ANCE
What it is
ANCE (Approximate Nearest Neighbor Negative Contrastive Estimation) is a training technique and model (Xiong et al., 2020) for dense retrieval that addresses the weak negatives problem in DPR-style training. Rather than using static BM25 negatives or random in-batch negatives, ANCE periodically rebuilds the ANN index with the current model’s weights and mines hard negatives — passages that the current model incorrectly ranks highly for a given query.

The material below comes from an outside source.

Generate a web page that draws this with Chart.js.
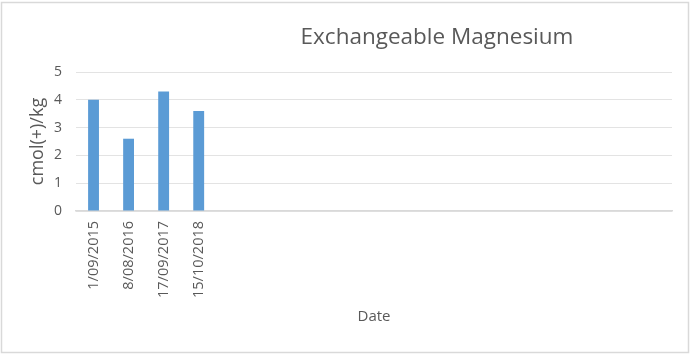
<!DOCTYPE html>
<html>
<head>
<meta charset="utf-8">
<script src="https://cdn.jsdelivr.net/npm/chart.js@4"></script>
<style>
  html, body { margin: 0; padding: 0; background: #fff; }
  #wrap { width: 690px; height: 354px; position: relative; }
</style>
</head>
<body>
<div id="wrap"><canvas id="mgChart" width="690" height="354"></canvas></div>
<script>
// sample dates and exchangeable Mg values (cmol(+)/kg)
const sampleDates = ['1/09/2015', '8/08/2016', '17/09/2017', '15/10/2018'];
const magnesium = [4.0, 2.6, 4.3, 3.6];
const yTicks = [0, 1, 2, 3, 4, 5];
// the x axis has room for more samples than are filled in
const slotCount = 17;

const labels = [];
const values = [];
for (let i = 0; i < slotCount; i++) {
    labels.push(i < sampleDates.length ? sampleDates[i] : '');
    values.push(i < magnesium.length ? magnesium[i] : null);
}

const textGrey = '#595959';

const frameAndTitle = {
    id: 'frameAndTitle',
    beforeDraw(chart) {
        const ctx = chart.ctx;
        ctx.save();
        ctx.fillStyle = '#fff';
        ctx.fillRect(0, 0, chart.width, chart.height);
        ctx.strokeStyle = '#d9d9d9';
        ctx.lineWidth = 1.5;
        ctx.strokeRect(1.5, 2.5, chart.width - 3, chart.height - 4);
        ctx.restore();
    },
    afterDraw(chart) {
        const ctx = chart.ctx;
        ctx.save();
        ctx.font = '22.5px "Open Sans", sans-serif';
        ctx.fillStyle = textGrey;
        ctx.textAlign = 'center';
        ctx.textBaseline = 'middle';
        ctx.fillText('Exchangeable Magnesium', 437, 38);
        ctx.restore();
    }
};

new Chart(document.getElementById('mgChart'), {
    type: 'bar',
    data: {
        labels: labels,
        datasets: [{
            data: values,
            backgroundColor: '#5b9bd5',
            categoryPercentage: 1,
            barPercentage: 0.31
        }]
    },
    options: {
        responsive: false,
        animation: false,
        layout: { padding: { left: 22, right: 18, top: 72, bottom: 24 } },
        plugins: { legend: { display: false }, tooltip: { enabled: false } },
        scales: {
            x: {
                grid: { display: false, drawTicks: false },
                border: { color: '#d9d9d9', width: 1.5 },
                ticks: {
                    color: textGrey,
                    font: { family: 'Open Sans', size: 14.5 },
                    minRotation: 90,
                    maxRotation: 90,
                    autoSkip: false,
                    padding: 10
                },
                title: {
                    display: true,
                    text: 'Date',
                    color: textGrey,
                    font: { family: 'Open Sans', size: 15 }
                },
                afterFit: s => { s.height = 119; }
            },
            y: {
                min: 0,
                max: 5,
                afterBuildTicks: s => { s.ticks = yTicks.map(v => ({ value: v })); },
                grid: { color: '#e3e3e3', drawTicks: false },
                border: { display: false },
                ticks: {
                    color: textGrey,
                    font: { family: 'Open Sans', size: 14 },
                    padding: 14
                },
                title: {
                    display: true,
                    text: 'cmol(+)/kg',
                    color: textGrey,
                    font: { family: 'Open Sans', size: 18 },
                    padding: { top: 5, bottom: 0 }
                },
                afterFit: s => { s.width = 54; }
            }
        }
    },
    plugins: [frameAndTitle]
});
</script>
</body>
</html>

[illustrate: Training loop alternating between model update and ANN index refresh; hard negatives pulled from current model’s top-k retrievals]
How it works
-
The weak negatives problem:
- In-batch negatives are mostly easy to distinguish from positives
- BM25 negatives are hard lexically but may be easy semantically once the model learns dense representations
- Result: training signal saturates early, model plateaus
-
ANCE training loop:
- Train bi-encoder on current negatives
- Periodically re-encode all passages with updated model weights
- Rebuild ANN index; for each query, mine top-k passages that are not relevant as new hard negatives
- Resume training with refreshed negatives
-
Asynchronous refresh:
- Full re-encoding is expensive; ANCE uses a refresh cadence (every N steps)
- A slightly stale index is still much better than random negatives
-
Result:
- Substantially better recall than DPR on MSMARCO and NQ
- The gap closes as other methods catch up, but ANCE established dynamic negative mining as standard practice
Example
Training iteration k:
Negatives: random in-batch passages
After N steps, refresh index:
Re-encode all 8.8M Wikipedia passages with current encoder
Build new FAISS index
For query "What is photosynthesis?":
ANN top-10: ["Cell respiration...", "Chlorophyll pigment...", ...]
Remove known positives → remaining = hard negatives
Training iteration k+N:
Negatives: dynamically mined hard negatives
Training signal: much stronger
Variants and history
ANCE (2020) was one of the first papers to systematically study negative selection for dense retrieval. Follow-on: RocketQA (2021) added cross-batch denoised negatives; ADORE optimized the query encoder while keeping document encoder fixed for stability; AR2 combined ANCE-style mining with augmented data. Dynamic hard negative mining is now standard in retrieval training pipelines.
When to use it
Use ANCE-style training when:
- Dense retrieval model performance has plateaued with static negatives
- You have infrastructure to periodically re-encode a large corpus
- Recall@k is the primary metric and you want to push it higher
The index refresh cost is non-trivial (full corpus re-encoding). For smaller corpora or limited compute, ANCE is highly recommended; for billion-scale corpora, consider distillation-based alternatives.